Shaker tables, chairs, rocking chairs and cabinets remain in strong demand today. Modern furniture manufacturers emulate the style, with the works less-often composed of cherry, maple or pine lumber the way original Shaker furniture was built. The influence of Shaker cabinetmakers is still felt in modern design in number of ways, including the simplistic approach.
The United Society of Believers in Christ’s Second Appearing still represent one of the most intriguing experiments in communal living in American history. The only surviving sect is in Sabbathday Lake, Maine. In the mid-19th century, this Protestant sect had more than 6,000 members spread across 18 communities ranging from Maine in the north to Kentucky in the south. The largest and most influential community was settled in New Lebanon, New York, and existed from 1787 until 1947 with very few changes in living style.
The communities were totally self-sufficient. They not only made their own furniture but also planted what they ate, built their own housing and community buildings and manufactured their own tools.
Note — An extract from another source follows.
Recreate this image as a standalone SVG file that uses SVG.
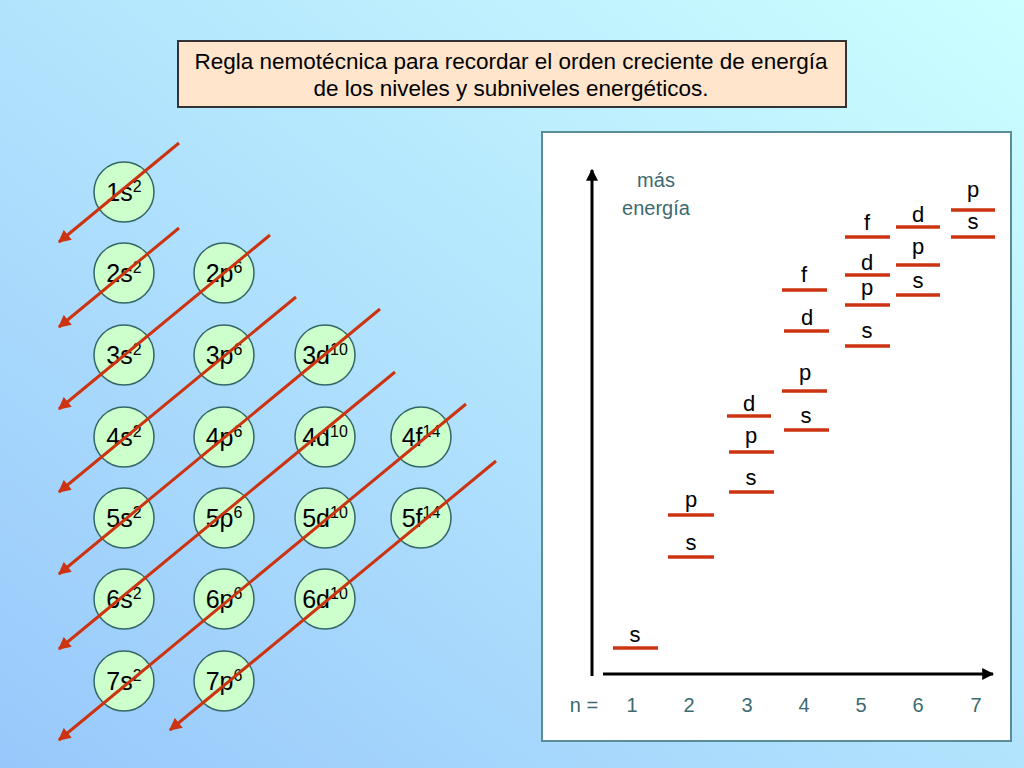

In fact, authentic Shaker tools are also highly valuable.
Shakers settled in the colonies from England beginning in 1774. The original settlers were led by Ann Lee. The term Shaker evolved from the dance techniques used by the followers who had a penchant for ecstatic movements during their dance.
The group lived under a strict code of conduct and their goods reflected this lifestyle. Their behaviour, attire and domestic environments were as plain as could be. As straightforward as the culture was, it should not be surprising that they were equally progressive. They recognised racial and sexual equality. As celibacy was part of the faith, many communities had to recruit members from outside to sustain the culture long-term.
The important fact about Shakers and their furniture and lifestyle was that honesty, utility and simplicity reigned supreme. In order to sustain this in their furniture, Shaker cabinetmakers were both creative and innovative in their designs.